Juan Carlos helped with local history. Near the south end of Lake Titicaca, about 45 miles west of La Paz, lay the ruins of Tiwanacu, a sprawling complex (heavily restored) that may date back 3,500 years. (Archeologically inclined travelers usually spend an entire day on Tiwanacu; I gave it up to spend more time on the water.)

Beneath our wheels, meanwhile, lay an area known as Batallas, where farmers are still said to be finding bones and uniforms from the 1809-1825 war of independence against the Spanish. Now those neighboring fields sustain all manner of potatoes--sweet varieties in hues of red, orange and yellow, sour varieties in white and purple. The corn crop is nearly as varied, with kernels of red, white, yellow and black.

In another roadside neighborhood, Juan Carlos pointed to a sky-blue three-story house, one of the nicest in a clump of several dozen dwellings known as Huatajata. This, he said, was Victor Hugo's house.
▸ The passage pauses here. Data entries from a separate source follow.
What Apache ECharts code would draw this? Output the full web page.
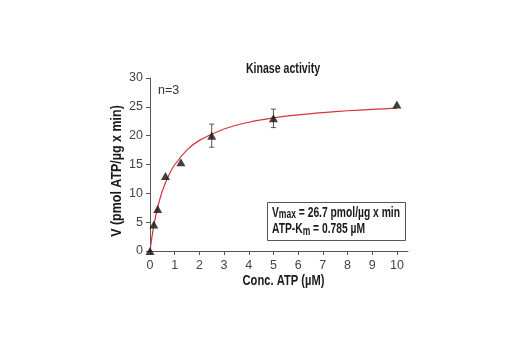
<!DOCTYPE html>
<html>
<head>
<meta charset="utf-8">
<script src="https://cdn.jsdelivr.net/npm/echarts@6/dist/echarts.min.js"></script>
<style>
  html, body { margin: 0; padding: 0; background: #fff; }
  #chart { width: 520px; height: 350px; }
</style>
</head>
<body>
<div id="chart"></div>
<script>
// ATP concentrations (µM) and measured kinase velocities (pmol ATP/µg x min)
var concATP = [0, 0.156, 0.3125, 0.625, 1.25, 2.5, 5, 10];
var velocity = [0, 4.6, 7.3, 13.0, 15.4, 20.0, 23.0, 25.4];
var velocityErr = [0, 0, 0, 0, 0, 2.0, 1.6, 0];

// Fitted curve samples
var fitConc = [0, 0.1, 0.2, 0.3, 0.5, 0.75, 1, 1.5, 2, 3, 4, 5, 6, 7, 8, 9, 10];
var fitVelocity = [0, 3.0, 5.4, 7.4, 10.4, 13.05, 14.96, 17.53, 19.18, 21.16, 22.32, 23.08, 23.61, 24.01, 24.32, 24.56, 24.76];

var xTicks = [0, 1, 2, 3, 4, 5, 6, 7, 8, 9, 10];

var FONT = '"Liberation Sans", Arial, sans-serif';
var INK = '#1a1a1a';

var chart = echarts.init(document.getElementById('chart'), null, { renderer: 'canvas' });

var pointData = concATP.map(function (x, i) { return [x, velocity[i]]; });
var errData = concATP.map(function (x, i) { return [x, velocity[i] - velocityErr[i], velocity[i] + velocityErr[i]]; })
  .filter(function (d, i) { return velocityErr[i] > 0; });
var fitData = fitConc.map(function (x, i) { return [x, fitVelocity[i]]; });

// Condensed bold text helper (horizontal squeeze around the anchor point)
function narrowText(text, x, y, size, sx, extra) {
  var el = {
    type: 'text', x: x, y: y, scaleX: sx, z: 11,
    style: {
      text: text, x: 0, y: 0, align: 'center', verticalAlign: 'middle',
      font: 'bold ' + size + 'px ' + FONT, fill: INK
    }
  };
  if (extra) { for (var k in extra) el[k] = extra[k]; }
  return el;
}

chart.setOption({
  animation: false,
  backgroundColor: '#ffffff',
  grid: { left: 150, right: 112, top: 78, bottom: 99 },
  xAxis: {
    type: 'value', min: 0, max: 10.45,
    axisLine: { show: true, lineStyle: { color: '#555', width: 1 } },
    axisTick: { show: true, length: 4, customValues: xTicks, lineStyle: { color: '#555' } },
    axisLabel: { customValues: xTicks, margin: 8, fontFamily: FONT, fontSize: 12.5, color: '#444' },
    splitLine: { show: false }
  },
  yAxis: {
    type: 'value', min: 0, max: 30, interval: 5,
    axisLine: { show: true, lineStyle: { color: '#555', width: 1 } },
    axisTick: { show: true, length: 4, lineStyle: { color: '#555' } },
    axisLabel: { margin: 7, fontFamily: FONT, fontSize: 12.5, color: '#444' },
    splitLine: { show: false }
  },
  graphic: [
    narrowText('Kinase activity', 283, 69, 14.5, 0.73),
    narrowText('Conc. ATP (µM)', 283.5, 281, 14.5, 0.77),
    narrowText('V (pmol ATP/µg x min)', 117, 171, 14.5, 0.86, { rotation: Math.PI / 2 }),
    {
      type: 'text', x: 158, y: 84,
      style: { text: 'n=3', font: '12.5px ' + FONT, fill: '#333' }
    },
    {
      type: 'rect', shape: { x: 267.5, y: 202.5, width: 138, height: 38 },
      style: { fill: '#fff', stroke: '#555', lineWidth: 1 }, z: 10
    },
    {
      type: 'text', x: 272, y: 204.5, scaleX: 0.71, z: 11,
      style: {
        text: '{b|V}{s|max}{b| = 26.7 pmol/µg x min}\n{b|ATP-K}{s|m}{b| = 0.785 µM}',
        x: 0, y: 0,
        rich: {
          b: { fontFamily: FONT, fontSize: 14.5, fontWeight: 'bold', fill: INK, lineHeight: 16.5 },
          s: { fontFamily: FONT, fontSize: 12, fontWeight: 'bold', fill: INK, lineHeight: 16.5, verticalAlign: 'bottom', padding: [4, 0, 0, 0] }
        }
      }
    }
  ],
  series: [
    {
      type: 'line', data: fitData, smooth: 0.3, showSymbol: false,
      lineStyle: { color: '#d8323c', width: 1.2 }, z: 2
    },
    {
      type: 'custom', z: 3,
      renderItem: function (params, api) {
        var x = api.coord([api.value(0), 0])[0];
        var lo = api.coord([api.value(0), api.value(1)])[1];
        var hi = api.coord([api.value(0), api.value(2)])[1];
        var cap = 2.5;
        var st = { stroke: '#555', lineWidth: 1 };
        return {
          type: 'group',
          children: [
            { type: 'line', shape: { x1: x, y1: lo, x2: x, y2: hi }, style: st },
            { type: 'line', shape: { x1: x - cap, y1: lo, x2: x + cap, y2: lo }, style: st },
            { type: 'line', shape: { x1: x - cap, y1: hi, x2: x + cap, y2: hi }, style: st }
          ]
        };
      },
      data: errData
    },
    {
      type: 'scatter', data: pointData, symbol: 'triangle', symbolSize: [9, 8],
      itemStyle: { color: '#111' }, z: 4
    }
  ]
});
</script>
</body>
</html>
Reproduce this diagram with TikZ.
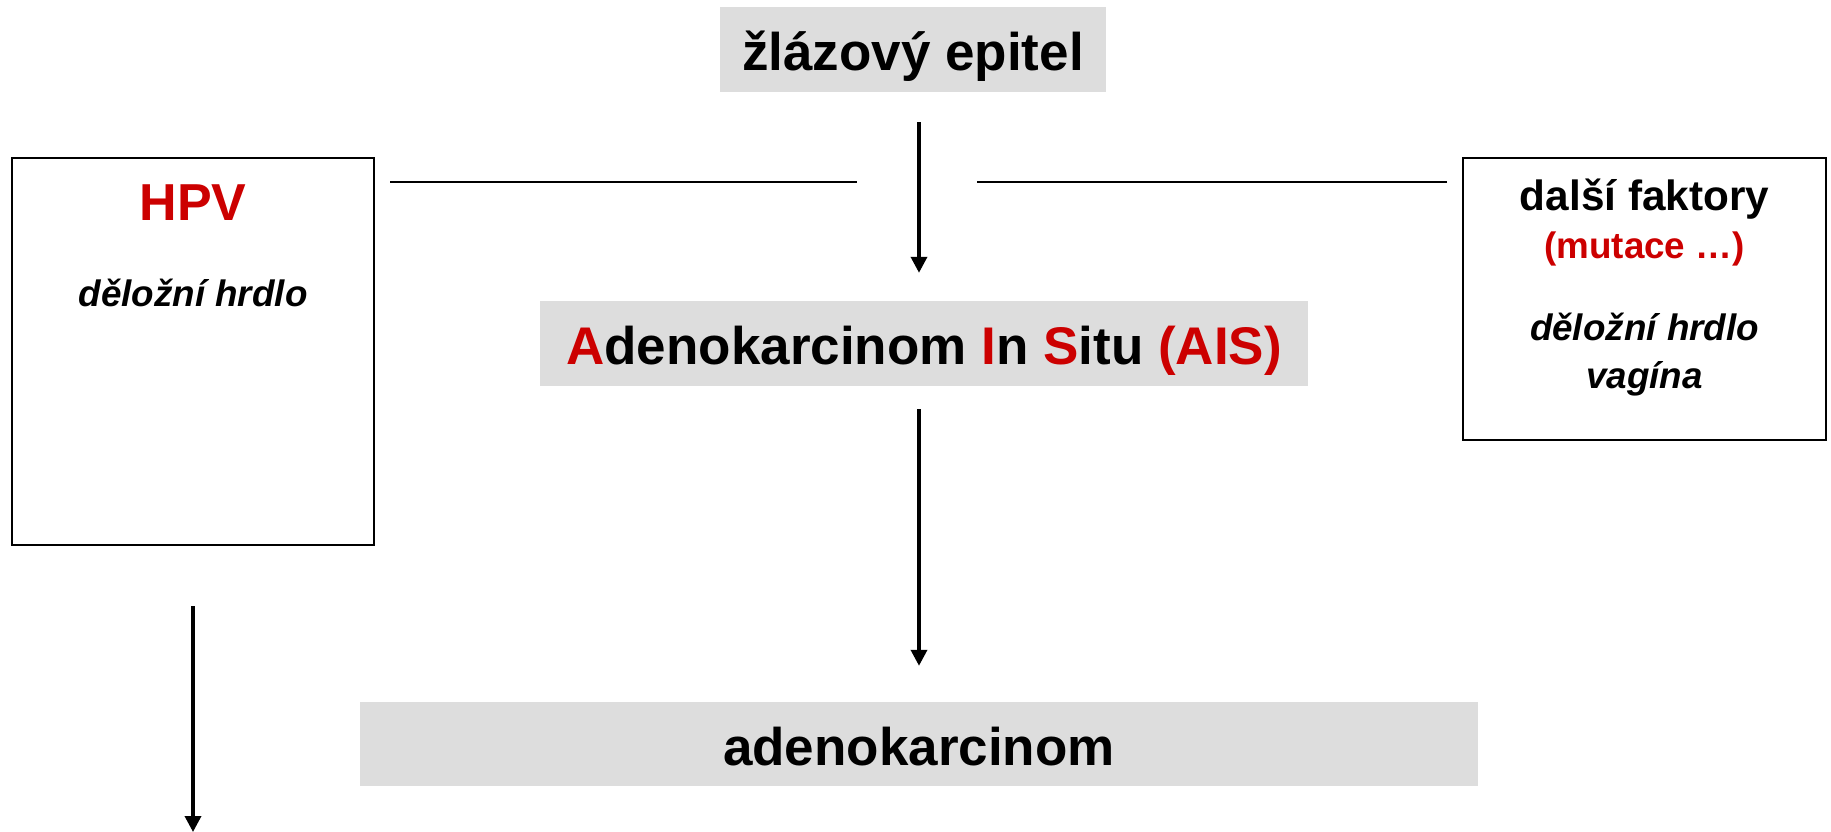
\documentclass[tikz,border=0pt]{standalone}
\usepackage{fontspec}
\setmainfont{Liberation Sans}
\usetikzlibrary{arrows.meta}
\definecolor{accent}{HTML}{CC0000}
\definecolor{panel}{HTML}{DDDDDD}
\newcommand\hl[1]{\textcolor{accent}{#1}}

\begin{document}
\begin{tikzpicture}[x=1pt,y=-1pt,
  stage/.style={fill=panel, draw=none, inner sep=0pt, align=center,
    font=\fontsize{53}{60}\selectfont\bfseries, text height=48pt, text depth=6pt},
  frame/.style={draw=black, line width=2pt, inner sep=0pt},
  flow/.style={line width=3.5pt, -{Triangle[width=16pt,length=16pt]}},
  link/.style={line width=2pt},
  big/.style={anchor=base, font=\fontsize{52}{60}\selectfont\bfseries},
  mid/.style={anchor=base, font=\fontsize{42.3}{50}\selectfont\bfseries},
  small/.style={anchor=base, font=\fontsize{36.8}{44}\selectfont\bfseries},
  site/.style={anchor=base, font=\fontsize{36.8}{44}\selectfont\bfseries\itshape}
]
\useasboundingbox (0,0) rectangle (1831,832);

% grey stage boxes
\node[stage, minimum width=386pt, minimum height=85pt] (epitel) at (913,49.5) {žlázový epitel};
\node[stage, minimum width=768pt, minimum height=85pt] (ais) at (924,343.5)
  {\hl{A}denokarcinom \hl{I}n \hl{S}itu \hl{(AIS)}};
\node[stage, minimum width=1118pt, minimum height=84pt] (adeno) at (919,744) {adenokarcinom};

% framed side boxes
\node[frame, minimum width=362pt, minimum height=387pt] (hpvbox) at (193,351.5) {};
\node[frame, minimum width=363pt, minimum height=282pt] (factorbox) at (1644.5,299) {};

% side box texts
\node[big, text=accent] (hpv) at (193,220) {HPV};
\node[site] (hpvsite) at (193,306) {děložní hrdlo};
\node[mid] (factors) at (1644.5,210) {další faktory};
\node[small, text=accent] (mutace) at (1644.5,258) {(mutace …)};
\node[site] (cervix) at (1644.5,340) {děložní hrdlo};
\node[site] (vagina) at (1644.5,388) {vagína};

% connectors: the main column runs straight down at x = 919
\coordinate (junction) at (919,182);
\coordinate (bottomend) at (193,832);
\draw[flow, shorten <=30pt, shorten >=28pt] (junction |- epitel.south) -- (junction |- ais.north);
\draw[flow, shorten <=23pt, shorten >=36pt] (junction |- ais.south) -- (junction |- adeno.north);
\draw[flow, shorten <=60pt] (hpvbox.south) -- (bottomend);
\draw[link, shorten <=15pt, shorten >=62pt] (hpvbox.east |- junction) -- (junction);
\draw[link, shorten <=15pt, shorten >=58pt] (factorbox.west |- junction) -- (junction);
\end{tikzpicture}
\end{document}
No, not that Victor Hugo. This Victor Hugo, more expansively Victor Hugo Cardenas Conde, was and is the vice president of Bolivia, a professor of social science, who in 1993 became the first indigenous Bolivian to hold the office of vice president. Though roughly two-thirds of the country's 7.8 million citizens are descended from the pre-Columbian Aymara or Quechua people, most of those in power are mestizos who also carry Spanish blood. (In the countryside, calling someone an indio is considered an insult; the preferred term is campesino .)


The lake, when it appeared at last, was a vast reed-fringed, bird-stippled mirror, tiny boats dotting its surface, land barely visible across the water amid mist and clouds. (I went in January, but most travelers usually come around July, during the drier, clearer South American winter.)